De plus, l’application de l’automatisation n’est pas le fait des ingénieurs, mais celui des managers. Contrairement à la pensée communément répandue, la puissance de l’automatisation, son intérêt premier, ne réside pas dans sa faculté à produire, mais plutôt à éliminer les variabilités intrinsèques à l’opérateur humain (y compris les variabilités sociales) et ainsi supprimer une grande partie des enjeux de pouvoir au sein des organisations de travail, ou de les appauvrir de façon à ce qu’il n’y ait plus débat sur l’activité. Dit autrement, ce qui compte n’est pas tant le produit final, que le fait de pouvoir produire tout le temps la même chose (absence de variabilité).

L’autre aspect très important que porte l’automatisation est la perte de responsabilité. Un robot n’a pas de conscience, il ne peut pas se sentir responsable de l’échec de l’organisation du travail, ce qui fait que les systèmes fortement automatisés peuvent mener plus facilement et plus rapidement à ce que j’appelle des « ruptures de système » (plus rien ne fonctionne, tout s’arrête). L’exemple du travail du guichetier à La Poste donné par Ergopurmalt est pertinent. En effet, une simple analyse ergonomique révélerait que cette personne a une activité beaucoup plus riche que le simple tamponnage de timbres. Mais, là où je ne suis pas Ergopurmalt, c’est dans la vision que les fonctions supportées uniquement par l’opérateur humain seront maintenues : « gestion de file d’attente », « orientation des usagers », « correction des erreurs d’affranchissement »… etc. Pourquoi une personne agit de manière plus large que les tâches qui lui sont prescrites ? Parce qu’elle ne veut pas se sentir responsable de l’échec du système. La capacité des personnes à sortir du prescrit est d’ailleurs une variabilité en soi. Or, il est tout à fait possible de se défausser de cette responsabilité sur les usagers ! Vous n’avez qu’à trouver le bon tarif pour votre lettre, sinon elle ne sera jamais envoyée. Vous n’avez qu’à trouver vous-même la file qui correspond au service que vous recherchez.
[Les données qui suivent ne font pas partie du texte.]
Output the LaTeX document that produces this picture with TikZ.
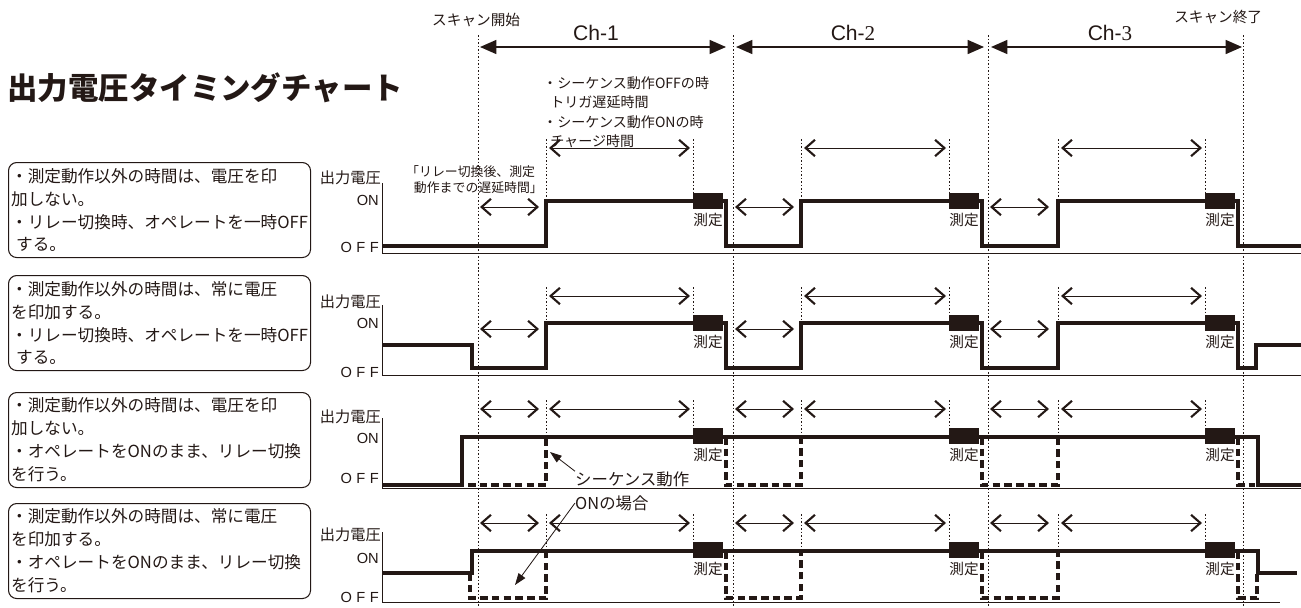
\documentclass[tikz,border=0pt]{standalone}
\usepackage{fontspec}
\setmainfont{Noto Sans CJK JP}
\newfontfamily\latinsf{Liberation Sans}
\newfontfamily\latinrm{Liberation Serif}
\usetikzlibrary{arrows.meta}
\definecolor{inkblack}{RGB}{35,24,21}
\tikzset{
  sig/.style={line width=3.1pt,draw=inkblack},
  sigdash/.style={line width=3.1pt,draw=inkblack,dash pattern=on 6.5pt off 3.5pt},
  guide/.style={line width=0.7pt,draw=inkblack,dash pattern=on 1.3pt off 1.7pt},
  axisline/.style={line width=0.8pt,draw=inkblack},
  chev/.tip={Straight Barb[length=8pt,width=14pt,line width=1.8pt]},
  span/.style={line width=0.8pt,draw=inkblack,chev-chev},
  chspan/.style={line width=1.2pt,draw=inkblack,{Triangle[length=14pt,width=12pt]}-{Triangle[length=14pt,width=12pt]}},
  pointer/.style={line width=0.7pt,draw=inkblack,-{Triangle[length=10pt,width=7pt]}},
  descbox/.style={draw=inkblack,text=inkblack,line width=0.9pt,rounded corners=7pt,anchor=north west,
    minimum width=9.06cm,minimum height=2.85cm,text width=8.9cm,inner xsep=1pt,
    align=left,font=\fontsize{14.2}{19.6}\selectfont},
  note/.style={text=inkblack,inner sep=0pt,align=left},
  axislabel/.style={text=inkblack,inner sep=0pt,anchor=east,font=\fontsize{13}{15}\selectfont},
  levellabel/.style={text=inkblack,inner sep=0pt,anchor=east,font=\latinsf\fontsize{12.5}{14}\selectfont},
  measlabel/.style={text=inkblack,inner sep=0pt,font=\fontsize{12.5}{14}\selectfont},
  chlabel/.style={text=inkblack,inner sep=0pt,font=\latinsf\fontsize{18}{20}\selectfont},
}

\begin{document}
\begin{tikzpicture}[x=0.03cm,y=-0.03cm]
  \useasboundingbox (0,0) rectangle (1301,607);

  \node[note,anchor=west,font=\fontsize{26}{30}\selectfont\bfseries] (title) at (7,88) {出力電圧タイミングチャート};

  % scan and channel frame
  \node[note,anchor=west,font=\fontsize{12.5}{14}\selectfont] (scanstart) at (432,20) {スキャン開始};
  \node[note,anchor=west,font=\fontsize{12.5}{14}\selectfont] (scanend) at (1174,17) {スキャン終了};
  \foreach \c in {478,733,988,1243}
    \draw[guide] (\c,35) -- (\c,607);
  \node[chlabel] (ch1) at (596,33) {Ch-1};
  \node[chlabel] (ch2) at (853,33) {Ch-{\latinrm 2}};
  \node[chlabel] (ch3) at (1110,33) {Ch-{\latinrm 3}};
  \draw[chspan] (480,47) -- (726,47);
  \draw[chspan] (736,47) -- (984,47);
  \draw[chspan] (991,47) -- (1242,47);

  \node[note,anchor=west,font=\fontsize{12}{16.6}\selectfont] (seqnote) at (543,112)
    {・シーケンス動作OFFの時\\\hspace{0.5em}トリガ遅延時間\\・シーケンス動作ONの時\\\hspace{0.5em}チャージ時間};
  \node[note,anchor=west,font=\fontsize{11}{13.7}\selectfont] (delaynote) at (406,180)
    {「リレー切換後、測定\\\hspace{0.6em}動作までの遅延時間」};

  % mode boxes
  \node[descbox] (mode1) at (8,162) {・測定動作以外の時間は、電圧を印\\加しない。\\・リレー切換時、オペレートを一時OFF\\\hspace{0.3em}する。};
  \node[descbox] (mode2) at (8,275) {・測定動作以外の時間は、常に電圧\\を印加する。\\・リレー切換時、オペレートを一時OFF\\\hspace{0.3em}する。};
  \node[descbox] (mode3) at (8,392) {・測定動作以外の時間は、電圧を印\\加しない。\\・オペレートをONのまま、リレー切換\\を行う。};
  \node[descbox] (mode4) at (8,503) {・測定動作以外の時間は、常に電圧\\を印加する。\\・オペレートをONのまま、リレー切換\\を行う。};

  % axes, spans and measurements of every row
  \foreach \r/\b/\lab/\on/\off/\xend/\ys/\yc in
    {1/253/-75/-53/-6/1301/-46/-105, 2/375/-73/-52/-3/1301/-46/-79,
     3/488/-71/-50/-10/1301/-79/-79, 4/602/-67/-44/-5/1280/-79/-79}
  {
    \begin{scope}[shift={(0,\b)}]
      \node[axislabel] (volt\r) at (381,\lab) {出力電圧};
      \node[levellabel] (on\r) at (379,\on) {ON};
      \node[levellabel] (off\r) at (379,\off) {\addfontfeature{LetterSpace=30}OFF};
      \draw[axisline] (382,-70) |- (\xend,0);
      \foreach \c/\rise/\meas [count=\k] in {478/546/693, 733/801/949, 988/1058/1205}
      {
        \draw[guide] (\rise,\yc-9) -- (\rise,-52);
        \draw[guide] (\meas,\yc-9) -- (\meas,-60);
        \draw[span] (\c+2,\ys) -- (\c+61,\ys);
        \draw[span] (\rise+3,\yc) -- (\meas-3,\yc);
        \fill[inkblack] (\meas,-60) rectangle (\meas+30,-44);
        \node[measlabel] (meas\r\k) at (\meas+15,-33) {測定};
      }
    \end{scope}
  }

  % output voltage
  \begin{scope}[shift={(0,253)}]
    \draw[sig] (382,-7) -| (546,-52) -| (726,-7) -| (801,-52) -| (982,-7) -| (1058,-52) -| (1238,-7) -- (1301,-7);
  \end{scope}
  \begin{scope}[shift={(0,375)}]
    \draw[sig] (382,-30) -| (472,-7) -| (546,-52) -| (726,-7) -| (801,-52) -| (982,-7) -| (1058,-52) -| (1238,-7) -| (1256,-30) -- (1301,-30);
  \end{scope}
  \begin{scope}[shift={(0,488)}]
    \draw[sig] (382,-3) -| (462,-51) -| (1258,-3) -- (1301,-3);
    \draw[sigdash] (468,-3) -| (546,-51);
    \foreach \f/\g in {726/801, 982/1058}
      \draw[sigdash] (\f,-51) |- (\g,-3) -- (\g,-51);
    \draw[sigdash] (1238,-51) |- (1255,-3);
  \end{scope}
  \begin{scope}[shift={(0,602)}]
    \draw[sig] (382,-29) -| (472,-51) -| (1258,-29) -- (1297,-29);
    \draw[sigdash] (470,-29) |- (546,-4) -- (546,-51);
    \foreach \f/\g in {726/801, 982/1058}
      \draw[sigdash] (\f,-51) |- (\g,-4) -- (\g,-51);
    \draw[sigdash] (1238,-51) |- (1257,-4) -- (1257,-29);
  \end{scope}

  \node[note,anchor=west,font=\fontsize{14}{16}\selectfont] (seqon) at (575,479) {シーケンス動作};
  \node[note,anchor=west,font=\fontsize{14}{16}\selectfont] (seqcase) at (575,503) {ONの場合};
  \coordinate (rise3) at (550,452);
  \coordinate (rise4) at (515,585);
  \draw[pointer] (seqon.north west) -- (rise3);
  \draw[pointer] (seqcase.west) -- (rise4);
\end{tikzpicture}
\end{document}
Sur l’avenir des ergonomes

Le point de vue selon lequel l’ergonome se repose sur l’activité humaine me paraît franchement irréaliste. Oui, l’ergonomie peut être appliquée à des domaines extrêmement variés. Mais, non, dans la réalité, elle ne se développe pas dans tous les domaines. Selon moi, cette croyance du développement inaltérable de l’ergonomie vient de la confusion entre le « besoin » et le « marché ». Les besoins en ergonomie sont réels, mais le marché pour les ergonomes est encore très restreint.

Je n’ai pas de boule de cristal, mais je ne suis pas sûr que l’ergonome survive à une raréfaction du travail, telle que l’apporte l’automatisation. Nous aurons la réponse dans les dix années qui arrivent.